Hi, Friends,
It might be more than normally prudent to keep stops tight in EUR/USD today, as it’s gapping to and fro in response to headlines. Almost everyone with a Eurozone government ID appears to be a player in the early going; first German Economy Minister Roesler was quoted saying that the German high court ruling makes it impossible for Germany to back Eurobonds, and that the German government “expressly” opposes issuing them in any case.
This was followed by the seemingly very dismal news for Greece that Austria’s parliament committee did not approve an upgrade of the European Financial Stability Facility (EFSF), making it very difficult for Greece to get the second installment of its bailout package. EUR/USD dove on that, only to pop right back on a statement by Austria’s finance minister (you knew there had to be one, right?) indicating that Parliament had “only rejected changing the agenda”. I have no idea what that means, either, but it got EUR shorts covering in a hurry.

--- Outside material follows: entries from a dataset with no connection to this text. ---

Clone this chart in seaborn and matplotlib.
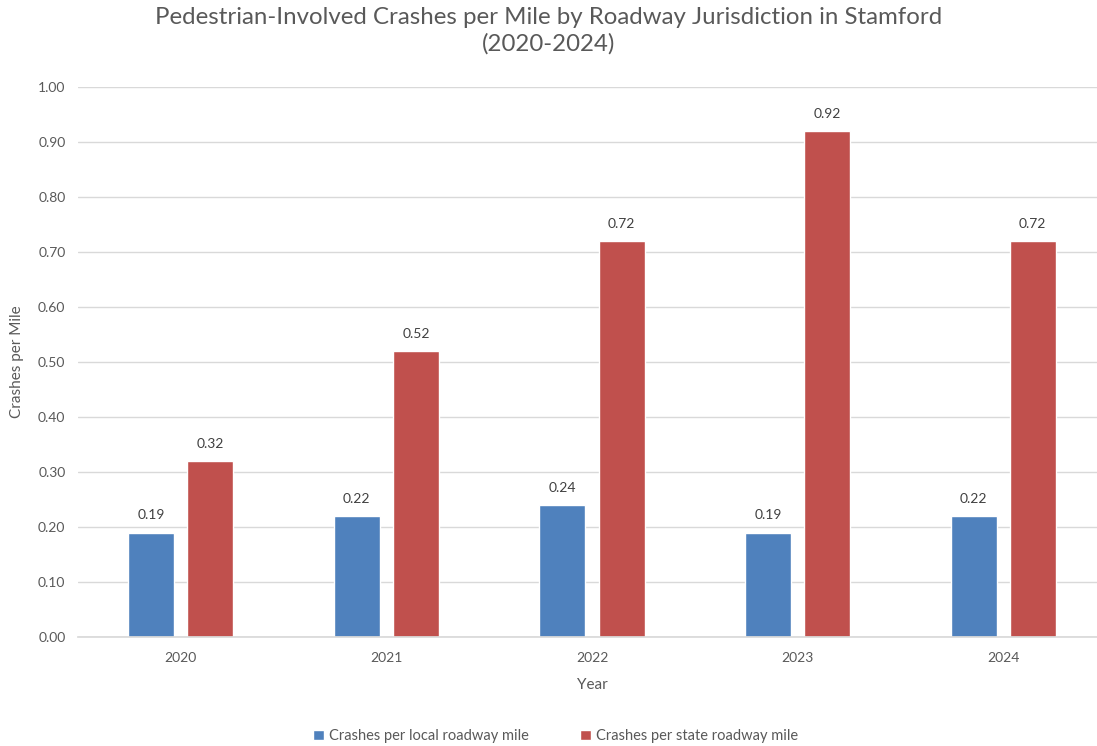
import pandas as pd
import matplotlib.pyplot as plt
import seaborn as sns

# chart data
years = ['2020', '2021', '2022', '2023', '2024']
local_rate = [0.19, 0.22, 0.24, 0.19, 0.22]
state_rate = [0.32, 0.52, 0.72, 0.92, 0.72]
series_names = ['Crashes per local roadway mile', 'Crashes per state roadway mile']

df = pd.DataFrame({
    'Year': years * 2,
    'Rate': local_rate + state_rate,
    'Series': [series_names[0]] * len(years) + [series_names[1]] * len(years),
})

sns.set_theme(style='white')
plt.rcParams['font.family'] = ['Lato', 'DejaVu Sans']
text_col = '#595959'

fig = plt.figure(figsize=(10.97, 7.46), dpi=100)
ax = fig.add_axes([78 / 1097, 109 / 746, 1028 / 1097, 550 / 746])

palette = {series_names[0]: '#4F81BD', series_names[1]: '#C0504D'}
sns.barplot(data=df, x='Year', y='Rate', hue='Series', palette=palette,
            width=0.576, gap=0.22, ax=ax, legend=True, saturation=1)

ax.set_ylim(0, 1.0)
ax.set_yticks([i / 10 for i in range(11)])
ax.set_yticklabels([f'{i / 10:.2f}' for i in range(11)])
ax.yaxis.grid(True, color='#D9D9D9', linewidth=1)
ax.set_axisbelow(True)
for s in ['top', 'right', 'left']:
    ax.spines[s].set_visible(False)
ax.spines['bottom'].set_color('#D9D9D9')
ax.tick_params(axis='both', length=0, labelsize=10, colors=text_col, pad=9)
ax.tick_params(axis='x', pad=11)

# data labels
for cont in ax.containers:
    ax.bar_label(cont, fmt='%.2f', padding=8, fontsize=10, color='#404040')

ax.set_xlabel('Year', fontsize=11, color=text_col, labelpad=10)
ax.set_ylabel('Crashes per Mile', fontsize=11, color=text_col, labelpad=10)

fig.suptitle('Pedestrian-Involved Crashes per Mile by Roadway Jurisdiction in Stamford\n(2020-2024)',
             fontsize=17.3, color=text_col, y=0.99, linespacing=1.25)

ax.legend(loc='center', bbox_to_anchor=(556 / 1097, 10 / 746), bbox_transform=fig.transFigure,
          ncol=2, frameon=False, fontsize=10.5, handlelength=0.7, handleheight=0.7,
          columnspacing=3.5, handletextpad=0.4, labelcolor=text_col)

plt.savefig('out.png', dpi=100)
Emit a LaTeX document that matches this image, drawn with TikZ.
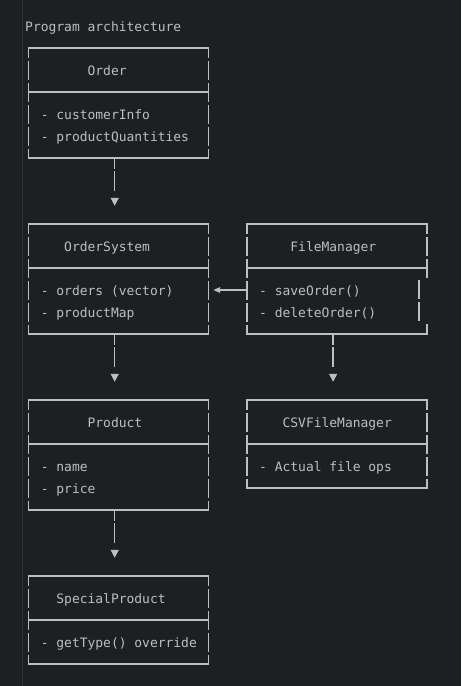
\documentclass[tikz,border=0pt]{standalone}
\usepackage{fontspec}
\setmonofont{DejaVu Sans Mono}
\usetikzlibrary{positioning}
\usetikzlibrary{arrows.meta}
\definecolor{canvas}{HTML}{1E1F22}
\definecolor{ink}{HTML}{BCBEC4}
\definecolor{gutterline}{HTML}{2E3034}

\begin{document}
\begin{tikzpicture}[x=1pt, y=-1pt,
	boxtext/.style={anchor=base west, inner sep=0pt, text=ink, font=\ttfamily\fontsize{12.96}{13}\selectfont},
	classbox/.style={rectangle, inner sep=0pt, minimum width=179.4pt},
	frameline/.style={draw=ink, line width=1.5pt, line cap=rect},
	rowbar/.style={draw=ink, line width=1.5pt, dash pattern=on 19.5pt off 2.5pt, dash phase=9pt},
	midbar/.style={draw=ink, line width=1.5pt, dash pattern=on 19.5pt off 2.5pt},
	downlink/.style={draw=ink, line width=1.5pt, dash pattern=on 10.5pt off 2.5pt on 19.5pt off 30pt, -{Triangle[width=8pt,length=8pt]}, shorten >=18pt},
	leftlink/.style={draw=ink, line width=1.5pt, -{Triangle[width=5.5pt,length=7pt]}, shorten >=4.7pt}]

		\useasboundingbox (0,0) rectangle (461,686);
		\fill[canvas] (0,0) rectangle (461,686);
		\draw[gutterline, line width=1pt] (22,0) -- (22,686);

		\node[boxtext](title) at (25,31){Program architecture};

		\node[classbox, minimum height=110pt](orderBox) at (118.6,103){};
		\node[classbox, minimum height=110pt](osBox) at (118.6,279){};
		\node[classbox, minimum height=110pt](fmBox) at (337,279){};
		\node[classbox, minimum height=110pt](productBox) at (118.6,455){};
		\node[classbox, minimum height=88pt](csvBox) at (337,444){};
		\node[classbox, minimum height=88pt](spBox) at (118.6,620){};

		\node[boxtext](orderName) at (87.4,75){Order};
		\node[boxtext](orderInfo) at (40.6,119){- customerInfo};
		\node[boxtext](orderQty) at (40.6,141){- productQuantities};

		\node[boxtext](osName) at (64,251){OrderSystem};
		\node[boxtext](osOrders) at (40.6,295){- orders (vector)};
		\node[boxtext](osMap) at (40.6,317){- productMap};

		\node[boxtext](fmName) at (290.2,251){FileManager};
		\node[boxtext](fmSave) at (259,295){- saveOrder()};
		\node[boxtext](fmDelete) at (259,317){- deleteOrder()};

		\node[boxtext](productName) at (87.4,427){Product};
		\node[boxtext](productNm) at (40.6,471){- name};
		\node[boxtext](productPrice) at (40.6,493){- price};

		\node[boxtext](csvName) at (282.4,427){CSVFileManager};
		\node[boxtext](csvOps) at (259,471){- Actual file ops};

		\node[boxtext](spName) at (56.2,603){SpecialProduct};
		\node[boxtext](spGetType) at (40.6,647){- getType() override};

		\draw[frameline] (orderBox.north west) -- (orderBox.north east) (orderBox.south west) -- (orderBox.south east);
		\draw[frameline] (orderBox.west |- 0,92) -- (orderBox.east |- 0,92);
		\draw[rowbar] (orderBox.north west) -- (orderBox.south west) (orderBox.north east) -- (orderBox.south east);

		\draw[frameline] (osBox.north west) -- (osBox.north east) (osBox.south west) -- (osBox.south east);
		\draw[frameline] (osBox.west |- 0,268) -- (osBox.east |- 0,268);
		\draw[rowbar] (osBox.north west) -- (osBox.south west) (osBox.north east) -- (osBox.south east);

		\draw[frameline] (fmBox.north west) -- (fmBox.north east) (fmBox.south west) -- (fmBox.south east);
		\draw[frameline] (fmBox.west |- 0,268) -- (fmBox.east |- 0,268);
		\draw[rowbar] (fmBox.north west) -- (fmBox.south west) (fmBox.north east) -- ++(0,54.5);
		\draw[frameline] (fmBox.south east) -- ++(0,-9.5);
		\draw[midbar] ([xshift=-7.8pt]fmBox.east |- 0,279.5) -- ++(0,42);

		\draw[frameline] (productBox.north west) -- (productBox.north east) (productBox.south west) -- (productBox.south east);
		\draw[frameline] (productBox.west |- 0,444) -- (productBox.east |- 0,444);
		\draw[rowbar] (productBox.north west) -- (productBox.south west) (productBox.north east) -- (productBox.south east);

		\draw[frameline] (csvBox.north west) -- (csvBox.north east) (csvBox.south west) -- (csvBox.south east);
		\draw[frameline] (csvBox.west |- 0,444) -- (csvBox.east |- 0,444);
		\draw[rowbar] (csvBox.north west) -- (csvBox.south west) (csvBox.north east) -- (csvBox.south east);

		\draw[frameline] (spBox.north west) -- (spBox.north east) (spBox.south west) -- (spBox.south east);
		\draw[frameline] (spBox.west |- 0,620) -- (spBox.east |- 0,620);
		\draw[rowbar] (spBox.north west) -- (spBox.south west) (spBox.north east) -- (spBox.south east);

		\coordinate (fmLink) at (fmBox.west |- 0,290);

		\draw[downlink] ([xshift=-3.9pt]orderBox.south) -- ([xshift=-3.9pt]osBox.north);
		\draw[downlink] ([xshift=-3.9pt]osBox.south) -- ([xshift=-3.9pt]productBox.north);
		\draw[downlink] ([xshift=-3.9pt]productBox.south) -- ([xshift=-3.9pt]spBox.north);
		\draw[downlink] ([xshift=-3.9pt]fmBox.south) -- ([xshift=-3.9pt]csvBox.north);
		\draw[leftlink] (fmLink) -- (osBox.east |- fmLink);

	\end{tikzpicture}
\end{document}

Even the 30 minute chart of EUR/USD shows basically sideways movement, and the assumption this morning was that the range was likely to be defined by 1.3650/1.3750. There are plenty of players who would be delighted to play a well-defined big figure range all day long, but it’s been too choppy to make anyone very comfortable. In any case, 1.3600/1.3750 now looks like the range, and I would expect a break of the low to hit some stops.
P. S. I neglected to mention that stops would likely be found on a break of 1.3750, as well. In the event, following a conference call between Merkel of Germany, Sarkozy of France, and Papandreou of Greece, a Greek government spokesman stated that Greece had told its partners that it is determined to meet all of its obligations. “Determination” isn’t necessarily the same as “ability”, of course, but the promise was enough to send EUR sharply higher, reaching 1.3771 following the break of 1.3750.